At Novell I worked in technical support, first as an engineer and then as
quality manager. During my time as quality manager we defined "quality
support" as follows:
"To provide the customer with a responsive, error-free experience without
wasting company resources."
By error-free we meant that when a customer called with a technical
problem we solved the problem. By responsive we meant that we got to the
customer quickly. . .we didn't want them to sit on the phone for an hour
waiting to talk to a support tech.
This definition allowed us to create a number of measurements against
which we could measure both individual and team performance (both were
important to us; individual performance was an indicator of a persons
passion and their ability; team performance was an indicator of the
ability and passion of their team leader as well as an indication of how
well the team was functioning as a whole). The standard measurements were:
1- Number of calls resolved within five minutes
2- Number of calls resolved within one half hour
3- Number of calls resolved within one hour
4- Number of calls resolved within four hours
5- Number of calls resolved within 24 hours
These measurements drove the performance of the organization (114 people).
They also excluded a number of critical factors that had a bearing on the
quality of our support. For instance we never measured the accuracy of the
answer, nor did we verify if the answer actually solved the problem. We
didn't measure how many times a customer had to call us to get their
problem solved. These are critical measurements,and their absence had a
profound and tragic effect on the organization.
Another factor absent from our organization were clearly defined values.
This left people confused when they confronted novel or disturbing
situations. Furthermore it left people confused about how they should
actually interact with each other at work. Expectations varied, which led
to constant and energy-sapping conflicts within the department.
Excluding those factors we could measure the performance of both an
individual and a team. The measurements were, on the whole, pretty
accurate. But there were other measurements that engineers took into
account that were never measured:
- How many times does a tech have to ask the same question before he/she
"gets" it?
- How many calls does a tech solve on their own? How much of other
peoples time do they consume?
- How quickly is a tech able to isolate a problem within a complex
system?
- Is a tech able to explain why what they did fixed the problem?
Both these informal measurements (value judgments really) and the formal
measurements combined to create a natural ranking within the department.

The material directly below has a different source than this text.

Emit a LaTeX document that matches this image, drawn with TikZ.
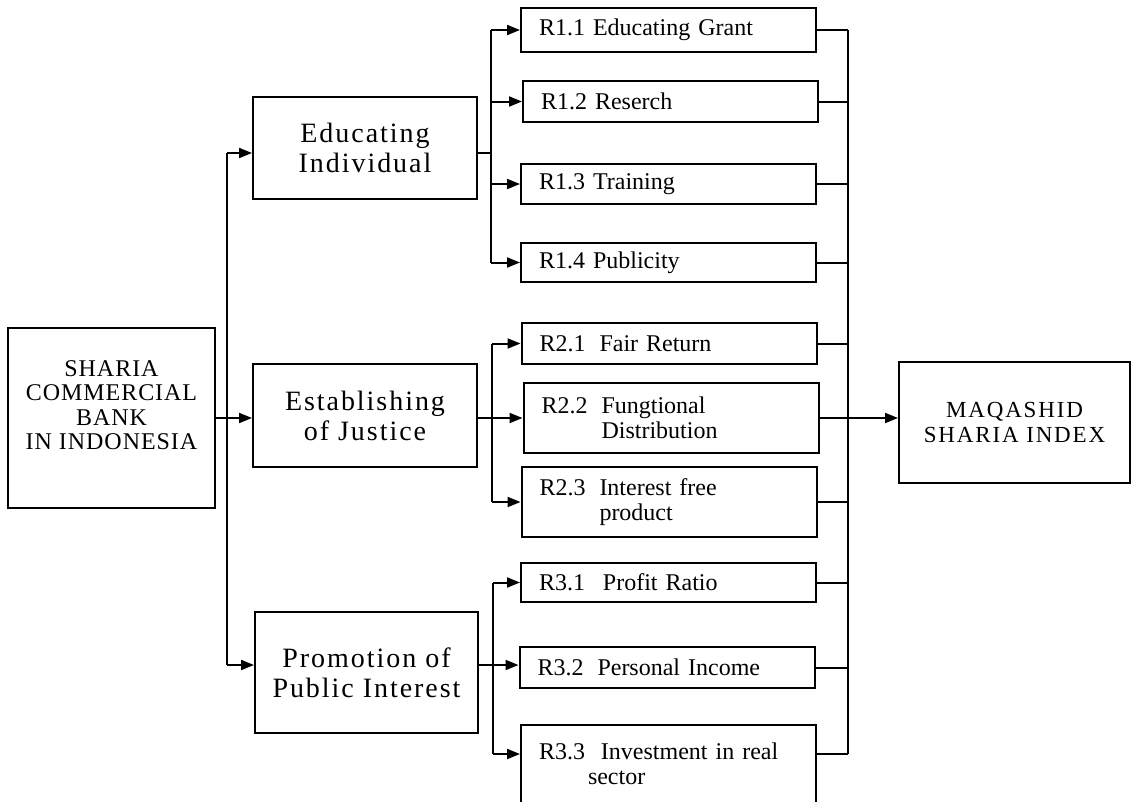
\documentclass[tikz,border=0pt]{standalone}
\usepackage{fontspec}
\setmainfont{Liberation Serif}
\usetikzlibrary{arrows.meta}

\newcommand{\rlabel}[2][60pt]{\makebox[#1][l]{#2}}

\begin{document}
\begin{tikzpicture}[x = 1pt, y = -1pt, line width = 2pt,
		mainbox/.style = {draw, inner sep = 0pt, align = center, font = \fontsize{28}{30}\selectfont\addfontfeature{LetterSpace=7}},
		rbox/.style = {draw, inner xsep = 18pt, inner ysep = 0pt, minimum width = 295pt, text width = 259pt, align = left, font = \fontsize{24}{25}\selectfont},
		arr/.style = {-{Triangle[length = 13pt, width = 10pt]}}]
		
		\useasboundingbox (0, 0) rectangle (1132, 801);
		
		\node[mainbox, minimum width = 207pt, minimum height = 180pt, font = \fontsize{24}{24.5}\selectfont\addfontfeature{LetterSpace=4}] (bank) at (111.5, 418) {SHARIA\\COMMERCIAL\\BANK\\IN INDONESIA\rule[-26pt]{0pt}{26pt}};
		\node[mainbox, minimum width = 224pt, minimum height = 102pt] (edu) at (365, 148) {Educating\\Individual};
		\node[mainbox, minimum width = 224pt, minimum height = 103pt] (just) at (365, 415.5) {Establishing\\of Justice};
		\node[mainbox, minimum width = 223pt, minimum height = 121pt] (pub) at (366.5, 672.5) {Promotion of\\Public Interest};
		\node[mainbox, minimum width = 231pt, minimum height = 121pt, font = \fontsize{23}{25}\selectfont\addfontfeature{LetterSpace=8}] (index) at (1014.5, 422.5) {MAQASHID\\SHARIA INDEX};
		
		\node[rbox, minimum height = 44pt] (r11) at (668.5, 30) {R1.1 Educating Grant};
		\node[rbox, minimum height = 41pt] (r12) at (670.5, 101.5) {R1.2 Reserch};
		\node[rbox, minimum height = 40pt] (r13) at (668.5, 184) {R1.3 Training};
		\node[rbox, minimum height = 39pt] (r14) at (668.5, 262.5) {R1.4 Publicity};
		
		\node[rbox, minimum height = 41pt] (r21) at (669, 343.5) {\rlabel{R2.1}Fair Return};
		\node[rbox, minimum height = 70pt] (r22) at (671, 418) {\rlabel{R2.2}Fungtional\\\rlabel{}Distribution};
		\node[rbox, minimum height = 70pt] (r23) at (669, 502) {\rlabel{R2.3}Interest free\\\rlabel{}product};
		
		\node[rbox, minimum height = 39pt] (r31) at (668.5, 582.5) {\rlabel[64pt]{R3.1}Profit Ratio};
		\node[rbox, minimum height = 41pt] (r32) at (667, 667.5) {\rlabel{R3.2}Personal Income};
		\node[rbox, minimum height = 78pt] (r33) at (668.5, 764) {\rlabel[62pt]{R3.3}Investment in real\\\rlabel[49pt]{}sector};
		
		\coordinate (trunk) at (227, 153);
		\coordinate (b1) at (491, 153);
		\coordinate (b2) at (492, 418);
		\coordinate (b3) at (493, 665);
		\coordinate (col) at (848, 418);
		\coordinate (r33in) at ([yshift = 10pt]r33.west);
		\coordinate (r33out) at ([yshift = 10pt]r33.east);
		
		\draw (trunk) -- (trunk |- b3);
		\draw[arr] (trunk) -- (edu.west |- trunk);
		\draw[arr] (trunk |- b3) -- (pub.west |- b3);
		\draw[arr] (bank.east) -- (just.west |- bank.east);
		
		\draw (edu.east |- b1) -- (b1);
		\draw (b1 |- r11.west) -- (b1 |- r14.west);
		\foreach \rr in {r11, r12, r13, r14}
			\draw[arr] (b1 |- \rr.west) -- (\rr.west);
		
		\draw (b2 |- r21.west) -- (b2 |- r23.west);
		\draw[arr] (just.east |- b2) -- (r22.west);
		\foreach \rr in {r21, r23}
			\draw[arr] (b2 |- \rr.west) -- (\rr.west);
		
		\draw (b3 |- r31.west) -- (b3 |- r33in);
		\draw[arr] (pub.east |- b3) -- (r32.west |- b3);
		\draw[arr] (b3 |- r31.west) -- (r31.west);
		\draw[arr] (b3 |- r33in) -- (r33in);
		
		\draw (col |- r11.east) -- (col |- r33out);
		\foreach \rr in {r11, r12, r13, r14, r21, r23, r31, r32}
			\draw (\rr.east) -- (col |- \rr.east);
		\draw (r33out) -- (col |- r33out);
		\draw[arr] (r22.east) -- (index.west |- r22.east);
	\end{tikzpicture}
\end{document}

There were those who were revered and those who were disdained, and the
categorization pretty much went along the lines of competency and desire.

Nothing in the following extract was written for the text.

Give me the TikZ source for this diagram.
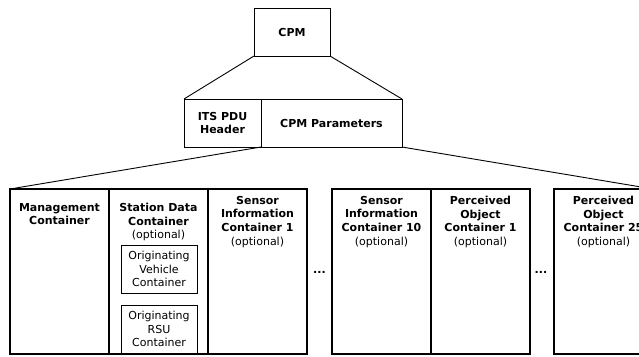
\documentclass[tikz,border=0pt]{standalone}
\usepackage{fontspec}
\setmainfont{DejaVu Sans}
\usetikzlibrary{positioning}

\begin{document}
\begin{tikzpicture}[x=1pt,y=-1pt,outer sep=0pt,
  every node/.style={font=\fontsize{11}{13.7}\selectfont},
  topbox/.style={draw,line width=0.9pt,inner sep=0pt,align=center,minimum height=48pt,font=\fontsize{11}{13.7}\selectfont\bfseries},
  cbox/.style={draw,line width=1.3pt,inner sep=0pt,anchor=north west,minimum width=99pt,minimum height=165pt},
  subbox/.style={draw,line width=0.8pt,inner sep=0pt,anchor=north west,minimum width=76pt,minimum height=48pt,align=center},
  ctitle/.style={anchor=north,inner sep=0pt,align=center,font=\fontsize{11}{13.7}\selectfont\bfseries},
  link/.style={line width=0.9pt}]
\useasboundingbox (0,0) rectangle (639,356);
\clip (0,0) rectangle (639,356);
\fill[white] (0,0) rectangle (639,356);
% message and its two parts
\node[topbox,minimum width=76pt] (cpm) at (292,32) {CPM};
\node[topbox,anchor=north west,minimum width=77pt] (hdr) at (184,99) {ITS PDU\\Header};
\node[topbox,right=0pt of hdr,minimum width=141pt] (params) {CPM Parameters};
% containers
\node[cbox] (mgmt) at (10,189) {};
\node[cbox,right=0pt of mgmt] (station) {};
\node[cbox,right=0pt of station] (sensA) {};
\node[cbox,right=25pt of sensA] (sensB) {};
\node[cbox,right=0pt of sensB] (objA) {};
\node[cbox,right=24pt of objA] (objB) {};
\node[ctitle] (mgmtT) at ([yshift=-14pt]mgmt.north) {Management\\Container};
\node[ctitle] (stationT) at ([yshift=-14pt]station.north) {Station Data\\Container\\\mdseries(optional)};
\node[ctitle] (sensAT) at ([yshift=-7pt]sensA.north) {Sensor\\Information\\Container 1\\\mdseries(optional)};
\node[ctitle] (sensBT) at ([yshift=-7pt]sensB.north) {Sensor\\Information\\Container 10\\\mdseries(optional)};
\node[ctitle] (objAT) at ([yshift=-7pt]objA.north) {Perceived\\Object\\Container 1\\\mdseries(optional)};
\node[ctitle] (objBT) at ([yshift=-7pt]objB.north) {Perceived\\Object\\Container 25\\\mdseries(optional)};
\node[subbox] (origV) at (121,245) {Originating\\Vehicle\\Container};
\node[subbox,below=12pt of origV] (origR) {Originating\\RSU\\Container};
\node (gapA) at (319.5,272) {\textbf{...}};
\node (gapB) at (541,272) {\textbf{...}};
% expansion lines
\draw[link] (cpm.south west) -- (hdr.north west);
\draw[link] (cpm.south east) -- (params.north east);
\draw[link] (params.south west) -- (mgmt.north west);
\draw[link] (params.south east) -- (objB.north east);
\end{tikzpicture}
\end{document}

Management was afraid to make these distinctions, despite the fact that
everyone within the department had already made them. What management
really wanted was not a group of competent people but a group of people
who went with the flow and rarely caused problems. (It could be said that
there was more than one war between the competents and the incompetents;
management had a wonderful ability to side with the incompetents, which
the competents took as a sign of managements incompetence.)

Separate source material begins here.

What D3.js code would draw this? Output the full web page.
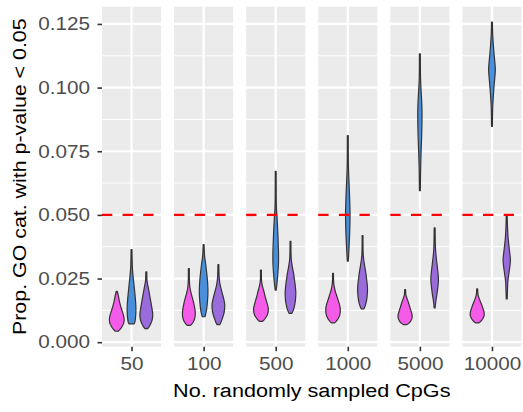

When the lay offs came guess who got the bird and the boot? That's right.
The competents. I called Novell for support today and I talked to a guy
who I went to war with more than once. He didn't understand the problem I
described, and true to form, put me on hold while he went and asked
someone how to solve my problem (I had actually solved the problem, I was
merely calling to report a bug with the software, but, of course, he
wouldn't listen to me long enough to get the message). As I sat on hold
(after waiting an hour and half just to talk to the guy) I remembered so
clearly why I hated that place. . .here this guy was draining others
energy to solve a problem he should have understood instantly, he should
have known how to solve instantly. I was on hold for over 15 minutes
because he was in line to talk to the "expert" who could not take calls
because so many people had to ask him how to solve the problems they
didn't understand and didn't want to know how to solve in the first place.
Tragically, the competents now work for Microsoft or other companies. The
incompetence now have their reign, and the fact of the matter is they're
screwing up. Mediocre performance is now considered "exceptional." The
decline in performance has been attributed to the growing complexity of
the product. I don't buy it. I'm a computer consultant and I support the
same product Novell does and I do it much more proficiently. In my day,
what I experienced today would have been an embarrasment.
How could employee ranking have changed the outcome? Is the current state
of Novell's tech support due to the fact that the competents have left?
Why have they left?
In my view the fact that employees were never ranked, and people were
never called what they were has had a tragic and sobering effect on the
organization and its ability to perform at a reasonable level.
I am open to other views on this scenario but it will take a lot to
convince me that employee ranking couldn't have done something to drive
performance to new levels instead of thrusting it in a constant decline.